Below are some rough notes from the discussion. Much of it we already know, but some of the points are useful.

Nic Spaull

  • The big issue in education:Low AND unequal achievement across schools.
  • Every year 1.1m learners start their school education, only 500,000 finish.
  • Of those who matriculate, only 14% go to university. Fewer actually graduate.
  • Half of SA households have only 10 books in the house.
  • 60% of primary schools have no library.
  • In the North-West province: only 30% of learners have access to government bought textbooks. In the WC, that figure is 95%.

The Government needs to:

  • Focus on accountability AND capacity.
  • Focus on early grades.
  • Set early goals and measure, e.g. learners being able to read in their home language by the end of grade 3.
  • Get teachers to take a course on how to teach reading.
  • Follow a programme of identifying Master Teachers who can train other teachers.

He listed three categories of tech rollouts:

  • Hardware focused (1:1 / tablets).
  • Software focused (“the software will make the difference”).
  • “Warmware” focused (it’s about the people, they need to drive it, tech roll outs work when people adopt them).

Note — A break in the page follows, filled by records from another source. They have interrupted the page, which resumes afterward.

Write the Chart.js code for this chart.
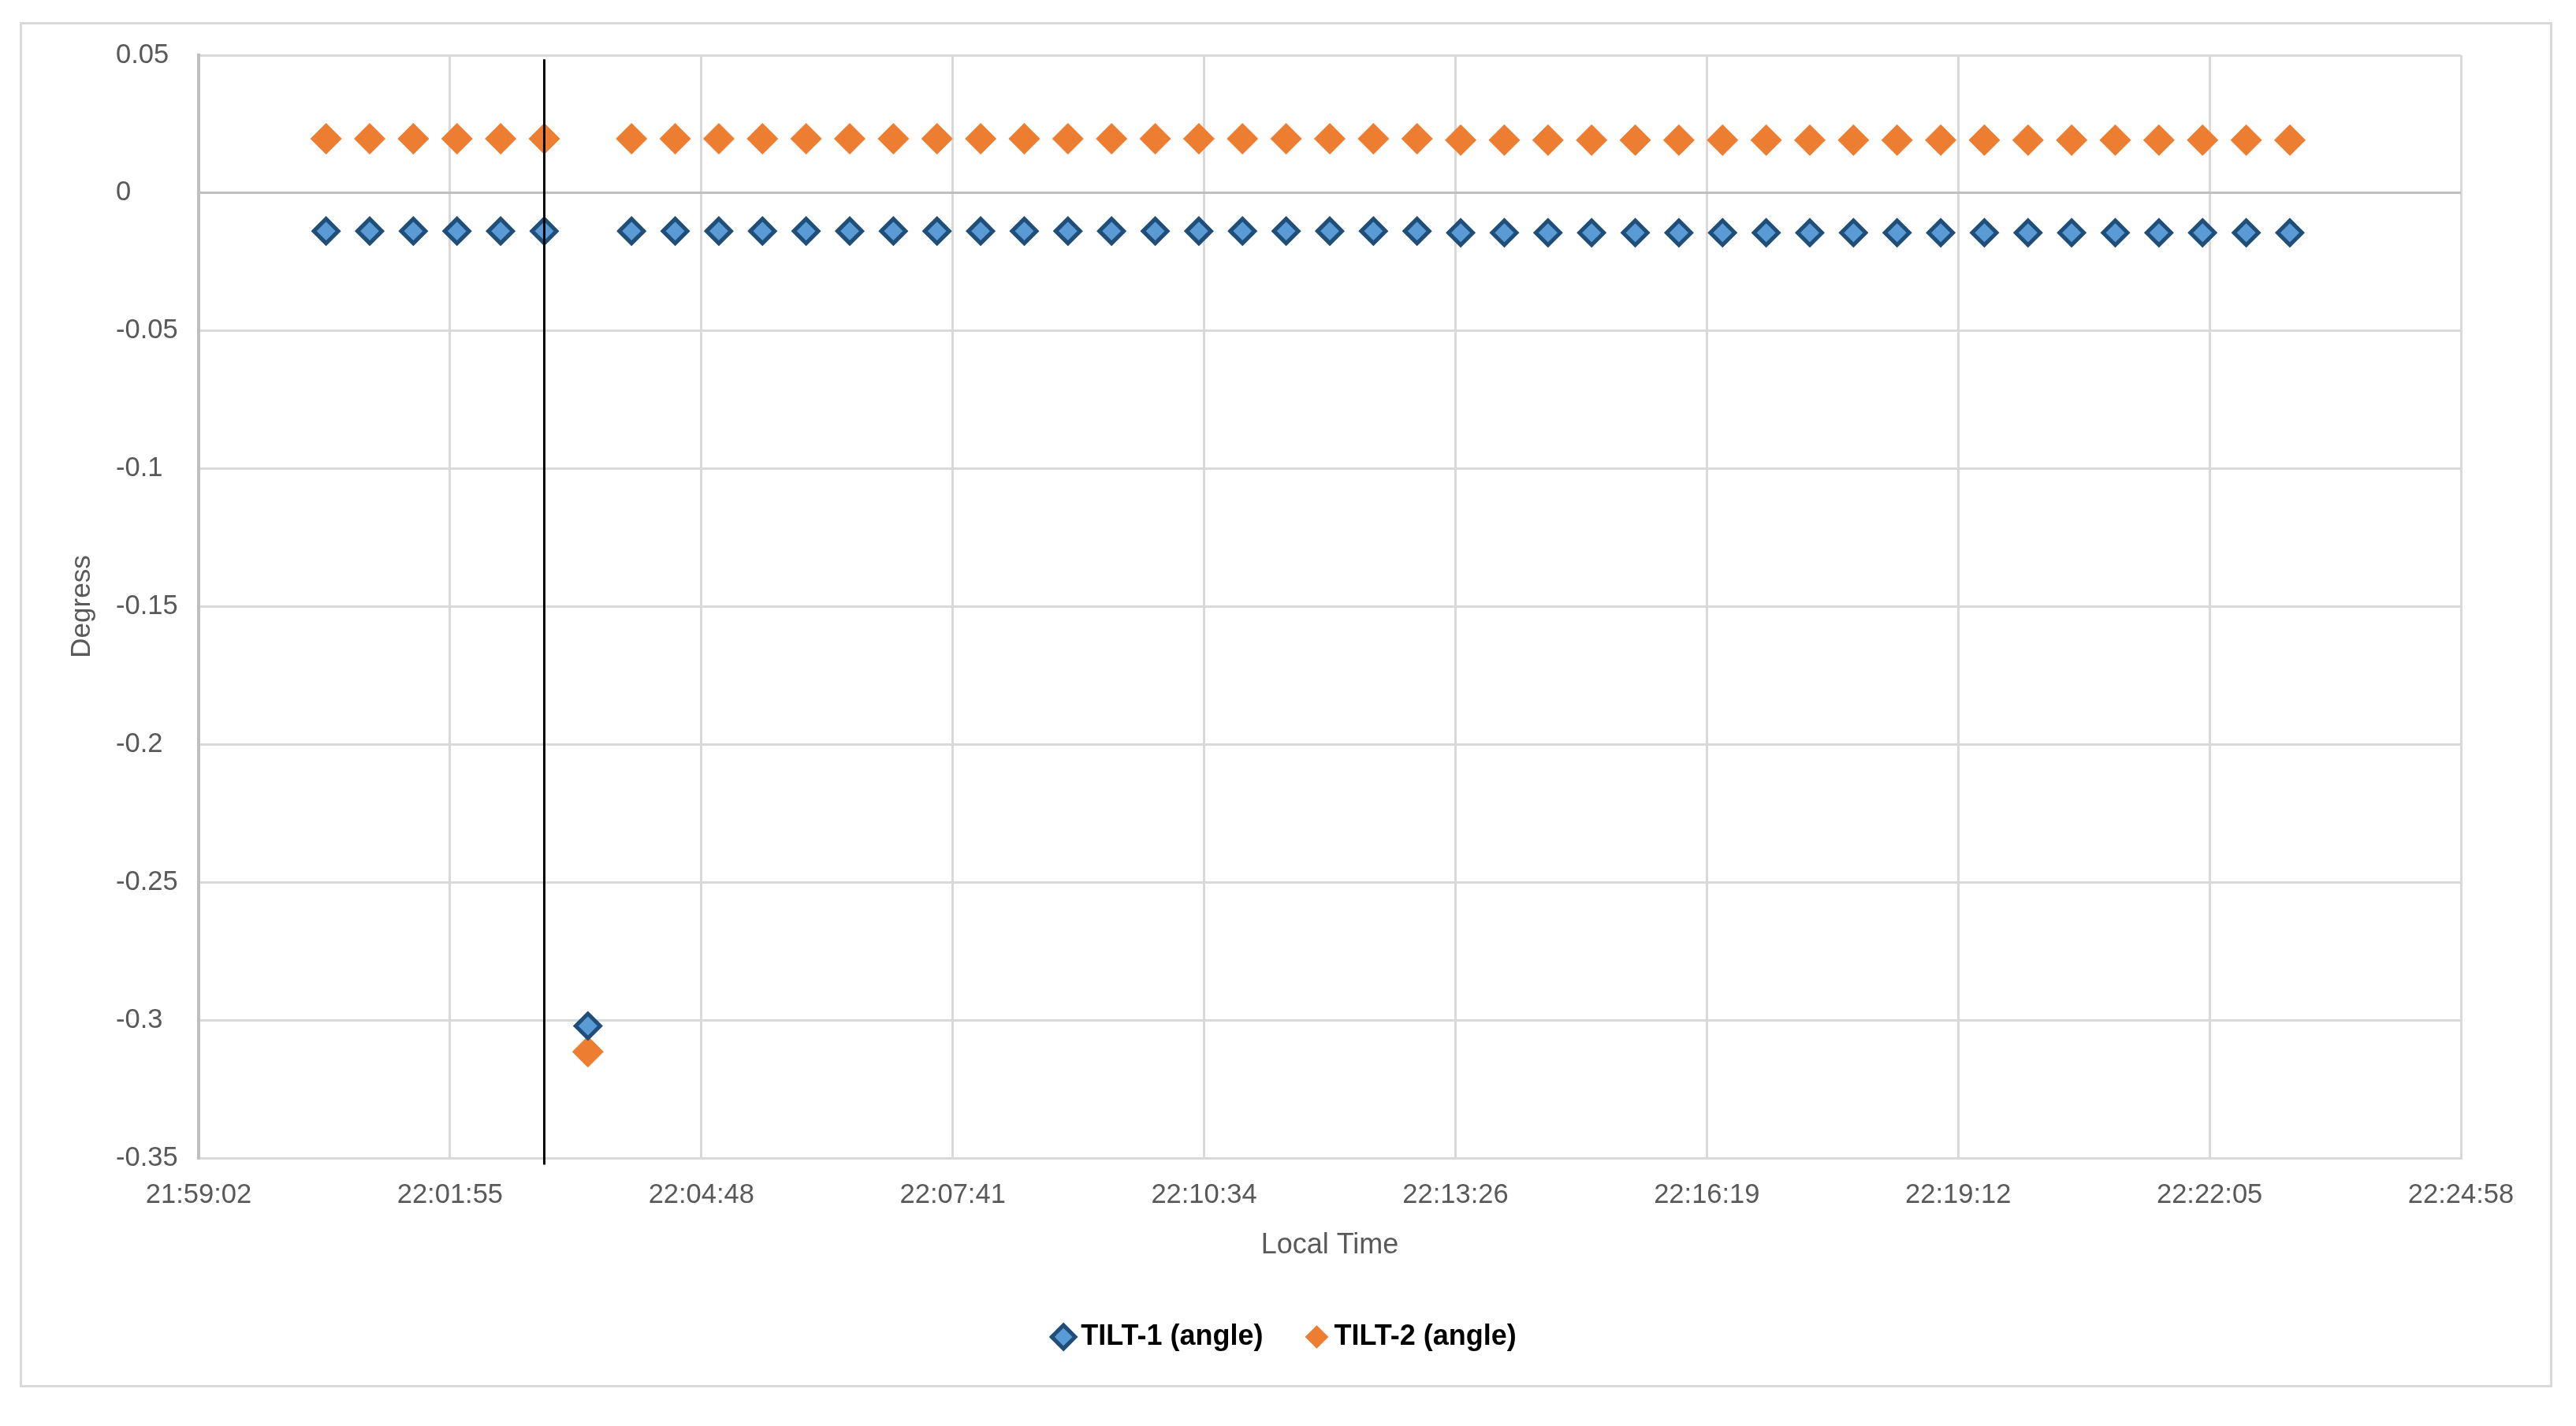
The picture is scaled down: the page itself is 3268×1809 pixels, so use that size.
<!DOCTYPE html>
<html>
<head>
<meta charset="utf-8">
<script src="https://cdn.jsdelivr.net/npm/chart.js@4.4.1/dist/chart.umd.min.js"></script>
<style>
  html, body { margin: 0; padding: 0; background: #ffffff; }
  #wrap { position: absolute; left: 0; top: 0; width: 3268px; height: 1809px; }
  canvas { display: block; }
</style>
</head>
<body>
<div id="wrap"><canvas id="c" width="3268" height="1809"></canvas></div>
<script>
// ---------------- data ----------------
const times = [
  '22:00:30','22:01:00','22:01:30','22:02:00','22:02:30','22:03:00',
  '22:03:30',
  '22:04:00','22:04:30','22:05:00','22:05:30','22:06:00','22:06:30','22:07:00','22:07:30','22:08:00','22:08:30',
  '22:09:00','22:09:30','22:10:00','22:10:30','22:11:00','22:11:30','22:12:00','22:12:30','22:13:00',
  '22:13:30','22:14:00','22:14:30','22:15:00','22:15:30','22:16:00','22:16:30','22:17:00','22:17:30','22:18:00',
  '22:18:30','22:19:00','22:19:30','22:20:00','22:20:30','22:21:00','22:21:30','22:22:00','22:22:30','22:23:00'
];
const tilt1 = [
  -0.0138,-0.0138,-0.0138,-0.0138,-0.0138,-0.0138,
  -0.3021,
  -0.0138,-0.0138,-0.0138,-0.0138,-0.0138,-0.0138,-0.0138,-0.0138,-0.0138,-0.0138,
  -0.0138,-0.0138,-0.0138,-0.0138,-0.0138,-0.0138,-0.0138,-0.0138,-0.0138,
  -0.0144,-0.0144,-0.0144,-0.0144,-0.0144,-0.0144,-0.0144,-0.0144,-0.0144,-0.0144,
  -0.0144,-0.0144,-0.0144,-0.0144,-0.0144,-0.0144,-0.0144,-0.0144,-0.0144,-0.0144
];
const tilt2 = [
  0.0197,0.0197,0.0197,0.0197,0.0197,0.0197,
  -0.3115,
  0.0197,0.0197,0.0197,0.0197,0.0197,0.0197,0.0197,0.0197,0.0197,0.0197,
  0.0197,0.0197,0.0197,0.0197,0.0197,0.0197,0.0197,0.0197,0.0197,
  0.0192,0.0192,0.0192,0.0192,0.0192,0.0192,0.0192,0.0192,0.0192,0.0192,
  0.0192,0.0192,0.0192,0.0192,0.0192,0.0192,0.0192,0.0192,0.0192,0.0192
];
const seriesNames = ['TILT-1 (angle)', 'TILT-2 (angle)'];
// x axis ticks: seconds of day (Excel major unit 0.002 day = 172.8 s)
const xTickValues = [79142.4, 79315.2, 79488.0, 79660.8, 79833.6, 80006.4, 80179.2, 80352.0, 80524.8, 80697.6];
const xTickLabels = ['21:59:02','22:01:55','22:04:48','22:07:41','22:10:34','22:13:26','22:16:19','22:19:12','22:22:05','22:24:58'];
const yTickValues = [-0.35, -0.3, -0.25, -0.2, -0.15, -0.1, -0.05, 0, 0.05];
const yTickLabels = ['-0.35','-0.3','-0.25','-0.2','-0.15','-0.1','-0.05','0','0.05'];
// vertical reference line
const markerTime = '22:03:00';
const markerYRange = [0.0485, -0.3524];

// ---------------- helpers ----------------
function toSec(t) {
  const p = t.split(':').map(Number);
  return p[0] * 3600 + p[1] * 60 + p[2];
}
const pts = vals => times.map((t, i) => ({ x: toSec(t), y: vals[i] }));
const FAM = "'Liberation Sans', Arial, sans-serif";

const frame = {
  id: 'frame',
  beforeDraw(chart) {
    const c = chart.ctx;
    c.save();
    c.fillStyle = '#ffffff';
    c.fillRect(0, 0, chart.width, chart.height);
    c.strokeStyle = '#D9D9D9';
    c.lineWidth = 3;
    c.strokeRect(26.5, 29.5, 3210, 1729);
    c.restore();
  }
};

new Chart(document.getElementById('c'), {
  type: 'scatter',
  data: {
    datasets: [
      {
        label: seriesNames[0],
        data: pts(tilt1),
        pointStyle: 'rectRot',
        pointRadius: 15.5,
        pointHoverRadius: 15.5,
        borderWidth: 5,
        backgroundColor: '#5B9BD5',
        borderColor: '#1F4E79',
        order: 0
      },
      {
        label: seriesNames[1],
        data: pts(tilt2),
        pointStyle: 'rectRot',
        pointRadius: 20,
        pointHoverRadius: 20,
        borderWidth: 0,
        backgroundColor: '#ED7D31',
        borderColor: '#ED7D31',
        order: 0
      },
      {
        label: '__marker',
        type: 'line',
        data: markerYRange.map(v => ({ x: toSec(markerTime), y: v })),
        borderColor: '#000000',
        borderWidth: 3,
        pointRadius: 0,
        showLine: true,
        clip: false,
        order: -1
      }
    ]
  },
  options: {
    responsive: false,
    devicePixelRatio: 1,
    animation: false,
    layout: { padding: { left: 147, right: 146, top: 70, bottom: 85 } },
    plugins: {
      tooltip: { enabled: false },
      legend: {
        position: 'bottom',
        labels: {
          usePointStyle: true,
          boxWidth: 8,
          boxHeight: 21,
          padding: 64,
          color: '#000000',
          font: { family: FAM, size: 36, weight: 'bold' },
          filter: item => item.text !== '__marker'
        }
      }
    },
    scales: {
      x: {
        type: 'linear',
        position: 'bottom',
        min: xTickValues[0],
        max: xTickValues[xTickValues.length - 1],
        afterBuildTicks: s => { s.ticks = xTickValues.map(v => ({ value: v })); },
        afterFit: s => { s.paddingLeft = 0; s.paddingRight = 0; s.height = 145; },
        grid: { color: '#D9D9D9', lineWidth: 3, drawTicks: false },
        border: { color: '#D9D9D9', width: 3 },
        ticks: {
          padding: 27,
          color: '#595959',
          font: { family: FAM, size: 34.5 },
          maxRotation: 0,
          autoSkip: false,
          callback: (v, i) => xTickLabels[i]
        },
        title: {
          display: true,
          text: 'Local Time',
          color: '#595959',
          font: { family: FAM, size: 36 },
          padding: { top: 0, bottom: 12 }
        }
      },
      y: {
        min: yTickValues[0],
        max: yTickValues[yTickValues.length - 1],
        afterBuildTicks: s => { s.ticks = yTickValues.map(v => ({ value: v })); },
        afterFit: s => { s.width = 105; s.paddingTop = 0; s.paddingBottom = 0; },
        grid: {
          color: c => (c.tick && c.tick.value === 0) ? '#BFBFBF' : '#D9D9D9',
          lineWidth: 3,
          drawTicks: false
        },
        border: { color: '#BFBFBF', width: 4 },
        ticks: {
          crossAlign: 'far',
          padding: 0,
          color: '#595959',
          font: { family: FAM, size: 34.5 },
          callback: (v, i) => yTickLabels[i]
        },
        title: {
          display: true,
          text: 'Degress',
          color: '#595959',
          font: { family: FAM, size: 35 },
          padding: { top: -64, bottom: 0 }
        }
      }
    }
  },
  plugins: [frame]
});
</script>
</body>
</html>
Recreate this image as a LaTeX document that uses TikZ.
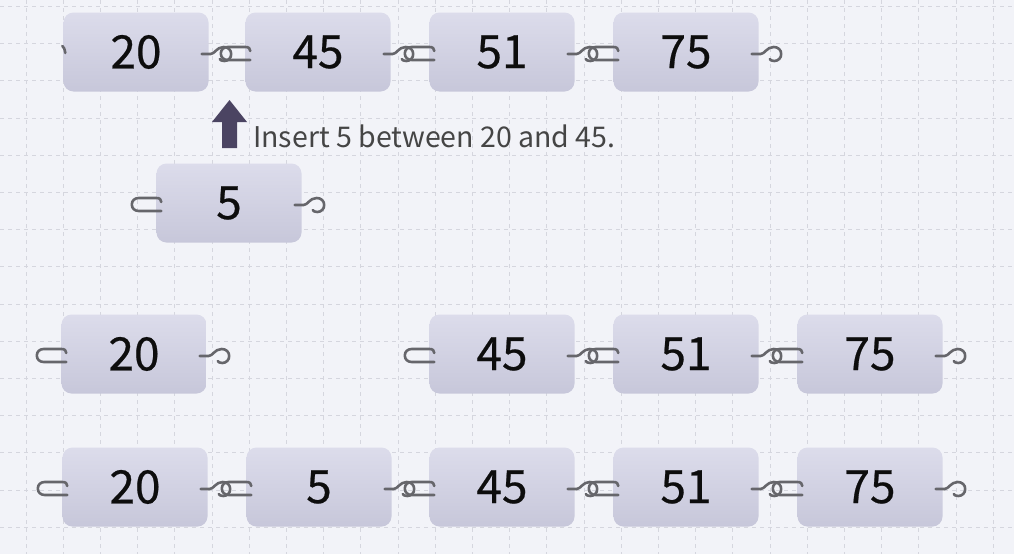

He also proposed that since Government is going to impose a one-textbook policy, that they should insist the one chosen book is openly licensed so that others can create “paid for” add ons around it.

Arthur Attwell

  • The tablet project in Gauteng will cost 3x the NATIONAL textbook budget. He believes this is too much.
  • He proposes that publishers give permission to local printers closer to schools to print there.
  • One textbook policy = massive damage and loss to small publishers in SA. Will reduce publishing industry to 3-4 players in a few years.

Jonathan Jansen

  • Many schools cannot absorb the level of innovation that is tried to be introduced to them.
  • Following his book “How to Fix SA’s Schools”, he believes that we need to do the simple things well.
  • Good leadership, principals at school early and engaged.
  • A timetable that is stuck to.
  • Teachers trained and teaching on time.
  • Parents involved.
  • Etc.

He believes that the one textbook policy is utter nonsense, a harmful form of reductionism that offers short terms financial gains to the Government. Where it claims to level the playing field across the school sector it will in fact entrench existing divides as middle-class schools can afford to buy books NOT on the catalogue that are more appropriate for their teachers and learners.

He also believes that Government needs to exercise its power over unions when their behaviour is anti-education. And the one thing he admires about President Zuma is his ability to dismantle organisations (e.g. the ANC Youth League). With luck, he hopes that Zuma can dismantle harmful teacher unions.